Interestingly Hilsenteger claims that the 32GB models of the $100 more expensive iPhone 7 Plus perform just as badly as the 32GB iPhone 7, but he doesn’t demonstrate this on video. I contacted Apple for a response to these revelations, but following a two day wait the company declined to issue a formal statement. I will update this post if that changes.

What To Think?

So how bad is this? In short, it’s not great.

On the one side there is a defence: solid state storage (which all smartphones use) operates with chips that run in parallel. Consequently the more chips (aka more memory) you add, the more chips can operate together and the faster they can go. Therefore there is no reason the 128GB and 256GB versions of the iPhone 7 should not be able to perform faster than the 32GB model.

And yet this isn’t a full defence, in fact it’s rather disingenuous. To use this argument ignores the fact that 42.4MB/s is not remotely near the limits of what 32GB solid state storage can achieve. Need an example? The 32GB Galaxy S7 Edge is benchmarked at 150MB/s while I benchmarked Google’s new 32GB Pixel XL which achieved a mouthwatering 301MB/s:

Google Pixel XL 32GB write speeds illustrate 32GB should not be a limiting factor on performance. Image credit: Gordon Kelly

Google Pixel XL 32GB write speeds illustrate 32GB should not be a limiting factor on performance. Image credit: Gordon Kelly

All of which causes cracks to appear. 42.4MB/s speeds will not make your iPhone 7 work at a snail’s pace, but this is a clear road bump waiting to happen when considering how future proof you want your shiny new iPhone 7 to be.

On top of this questions have to be asked about how Apple is marketing its 32GB, 128GB and 256GB iPhone 7 and iPhone 7 Plus. Its website does have a footnote beside the ‘Capacity’ listing for its models, but all the footnote says is:

“Available space is less and varies due to many factors.
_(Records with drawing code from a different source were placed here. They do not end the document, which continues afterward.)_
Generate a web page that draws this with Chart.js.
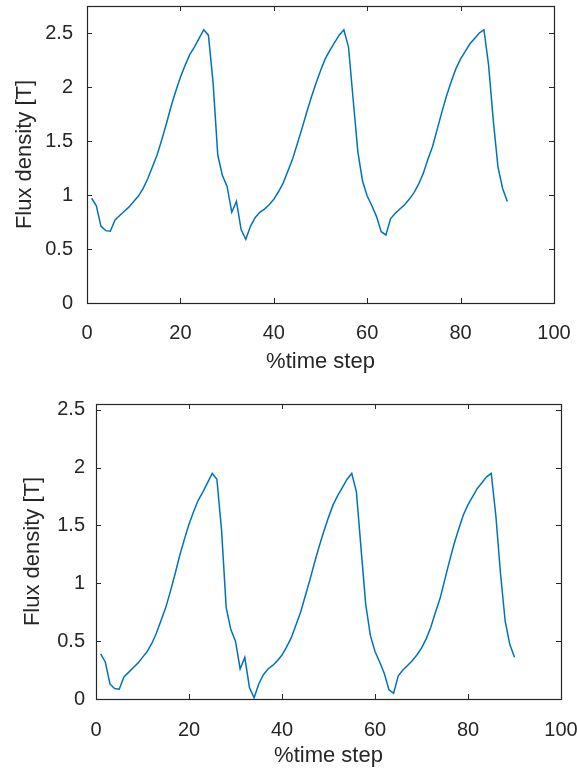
<!DOCTYPE html>
<html>
<head>
<meta charset="utf-8">
<script src="https://cdn.jsdelivr.net/npm/chart.js@4/dist/chart.umd.min.js"></script>
<style>
  html, body { margin: 0; padding: 0; background: #fff; }
  #wrap { position: relative; width: 577px; height: 771px; }
  canvas { position: absolute; left: 0; }
</style>
</head>
<body>
<div id="wrap">
  <canvas id="c1" width="577" height="385" style="top:0px"></canvas>
  <canvas id="c2" width="577" height="386" style="top:385px"></canvas>
</div>
<script>
// ---- data ----
const timeSteps = [];
for (let i = 1; i <= 90; i++) timeSteps.push(i);

const fluxTop = [
  0.97, 0.90, 0.71, 0.67, 0.665, 0.77, 0.81, 0.85, 0.89, 0.94,
  0.99, 1.06, 1.15, 1.26, 1.37, 1.51, 1.66, 1.82, 1.96, 2.09,
  2.20, 2.30, 2.37, 2.45, 2.53, 2.48, 2.04, 1.37, 1.18, 1.08,
  0.84, 0.94, 0.68, 0.59, 0.71, 0.79, 0.84, 0.87, 0.91, 0.96,
  1.03, 1.11, 1.22, 1.33, 1.47, 1.61, 1.76, 1.90, 2.03, 2.15,
  2.26, 2.34, 2.41, 2.48, 2.53, 2.37, 1.88, 1.40, 1.13, 0.99,
  0.90, 0.80, 0.66, 0.63, 0.78, 0.83, 0.87, 0.91, 0.96, 1.02,
  1.10, 1.20, 1.33, 1.45, 1.61, 1.77, 1.92, 2.05, 2.17, 2.26,
  2.33, 2.40, 2.45, 2.50, 2.53, 2.20, 1.69, 1.26, 1.06, 0.94
];

const fluxBottom = [
  0.39, 0.32, 0.13, 0.09, 0.085, 0.19, 0.23, 0.27, 0.31, 0.36,
  0.41, 0.48, 0.57, 0.68, 0.79, 0.93, 1.08, 1.24, 1.38, 1.51,
  1.62, 1.72, 1.79, 1.87, 1.95, 1.90, 1.46, 0.79, 0.60, 0.50,
  0.26, 0.36, 0.10, 0.01, 0.13, 0.21, 0.26, 0.29, 0.33, 0.38,
  0.45, 0.53, 0.64, 0.75, 0.89, 1.03, 1.18, 1.32, 1.45, 1.57,
  1.68, 1.76, 1.83, 1.90, 1.95, 1.79, 1.30, 0.82, 0.55, 0.41,
  0.32, 0.22, 0.08, 0.05, 0.20, 0.25, 0.29, 0.33, 0.38, 0.44,
  0.52, 0.62, 0.75, 0.87, 1.03, 1.19, 1.34, 1.47, 1.59, 1.68,
  1.75, 1.82, 1.87, 1.92, 1.95, 1.58, 1.08, 0.67, 0.47, 0.36
];

const xTicks = [0, 20, 40, 60, 80, 100];
const xTickLabels = ['0', '20', '40', '60', '80', '100'];
const yTicks = [0, 0.5, 1, 1.5, 2, 2.5];
const yTickLabels = ['0', '0.5', '1', '1.5', '2', '2.5'];
const xTitle = '%time step';
const yTitle = 'Flux density [T]';

// ---- styling ----
const AX = '#262626';
const LINE = '#0072BD';
const FONT = '"Liberation Sans", Arial, sans-serif';

const boxPlugin = {
  id: 'matlabBox',
  afterDatasetsDraw(chart) {
    const {ctx, chartArea: a, scales} = chart;
    ctx.save();
    ctx.strokeStyle = AX;
    ctx.lineWidth = 1;
    const tl = 5;
    ctx.beginPath();
    scales.x.ticks.forEach(t => {
      const px = Math.round(scales.x.getPixelForValue(t.value)) + 0.5;
      ctx.moveTo(px, a.bottom); ctx.lineTo(px, a.bottom - tl);
      ctx.moveTo(px, a.top); ctx.lineTo(px, a.top + tl);
    });
    scales.y.ticks.forEach(t => {
      const py = Math.round(scales.y.getPixelForValue(t.value)) + 0.5;
      ctx.moveTo(a.left, py); ctx.lineTo(a.left + tl, py);
      ctx.moveTo(a.right, py); ctx.lineTo(a.right - tl, py);
    });
    ctx.stroke();
    ctx.lineWidth = 1.2;
    ctx.strokeRect(Math.round(a.left) + 0.5, Math.round(a.top) + 0.5,
                   Math.round(a.right - a.left), Math.round(a.bottom - a.top));
    ctx.restore();
  }
};

function makeChart(id, values, cfg) {
  const points = timeSteps.map((x, i) => ({x: x, y: values[i]}));
  return new Chart(document.getElementById(id), {
    type: 'line',
    data: {
      datasets: [{
        data: points,
        borderColor: LINE,
        borderWidth: 1.5,
        pointRadius: 0,
        tension: 0,
        fill: false
      }]
    },
    options: {
      responsive: false,
      animation: false,
      devicePixelRatio: 1,
      layout: { padding: { left: 0, top: cfg.top, right: cfg.right, bottom: 0 } },
      plugins: { legend: { display: false }, tooltip: { enabled: false } },
      scales: {
        x: {
          type: 'linear',
          min: 0, max: 100,
          grid: { display: false, drawTicks: false },
          border: { display: false },
          afterBuildTicks: s => { s.ticks = xTicks.map(v => ({value: v})); },
          afterFit: s => { s.height = cfg.xh; s.paddingLeft = 0; s.paddingRight = 0; },
          ticks: {
            color: AX,
            padding: cfg.xpad,
            maxRotation: 0,
            font: { family: FONT, size: 20 },
            callback: (v) => xTickLabels[xTicks.indexOf(v)]
          },
          title: {
            display: true, text: xTitle, color: AX,
            font: { family: FONT, size: 22 },
            padding: { top: 0, bottom: cfg.xtpad }
          }
        },
        y: {
          type: 'linear',
          min: 0, max: cfg.ymax,
          grid: { display: false, drawTicks: false },
          border: { display: false },
          afterBuildTicks: s => { s.ticks = yTicks.map(v => ({value: v})); },
          afterFit: s => { s.width = cfg.yw; s.paddingTop = 0; s.paddingBottom = 0; },
          ticks: {
            color: AX,
            padding: cfg.ypad,
            font: { family: FONT, size: 20 },
            callback: (v) => yTickLabels[yTicks.indexOf(v)]
          },
          title: {
            display: true, text: yTitle, color: AX,
            font: { family: FONT, size: 22 },
            padding: { top: cfg.ytpad, bottom: 0 }
          }
        }
      }
    },
    plugins: [boxPlugin]
  });
}

makeChart('c1', fluxTop, {
  top: 6, right: 23, xh: 82, yw: 87, ymax: 2.75,
  xpad: 18, xtpad: 10, ypad: 14, ytpad: 12
});
makeChart('c2', fluxBottom, {
  top: 19, right: 16, xh: 72, yw: 96, ymax: 2.55,
  xpad: 19, xtpad: 2, ypad: 11, ytpad: 20
});
</script>
</body>
</html>
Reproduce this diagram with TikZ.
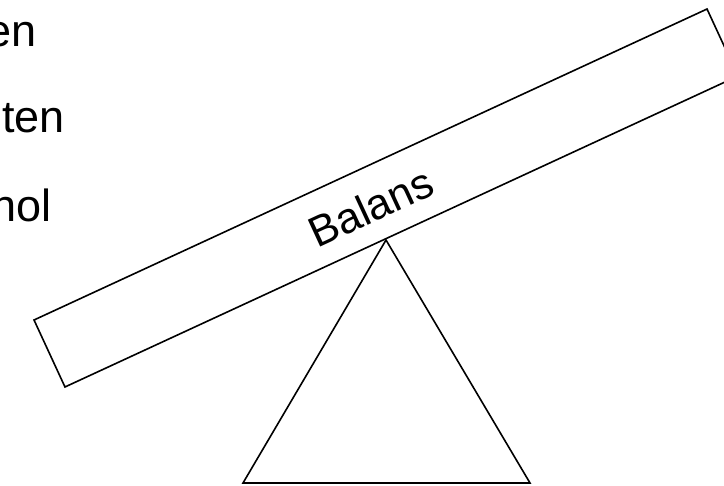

A standard configuration uses approximately 4GB to 6GB of space (including iOS and built-in apps) depending on the model and settings.”

Nowhere is there a hint that there is a major performance discrepancy between the models and when asking your customers to part with $649 (32GB iPhone 7), $749 (32GB iPhone 7 Plus) or sign a multi year binding carrier contract, they have the right to be very angry indeed.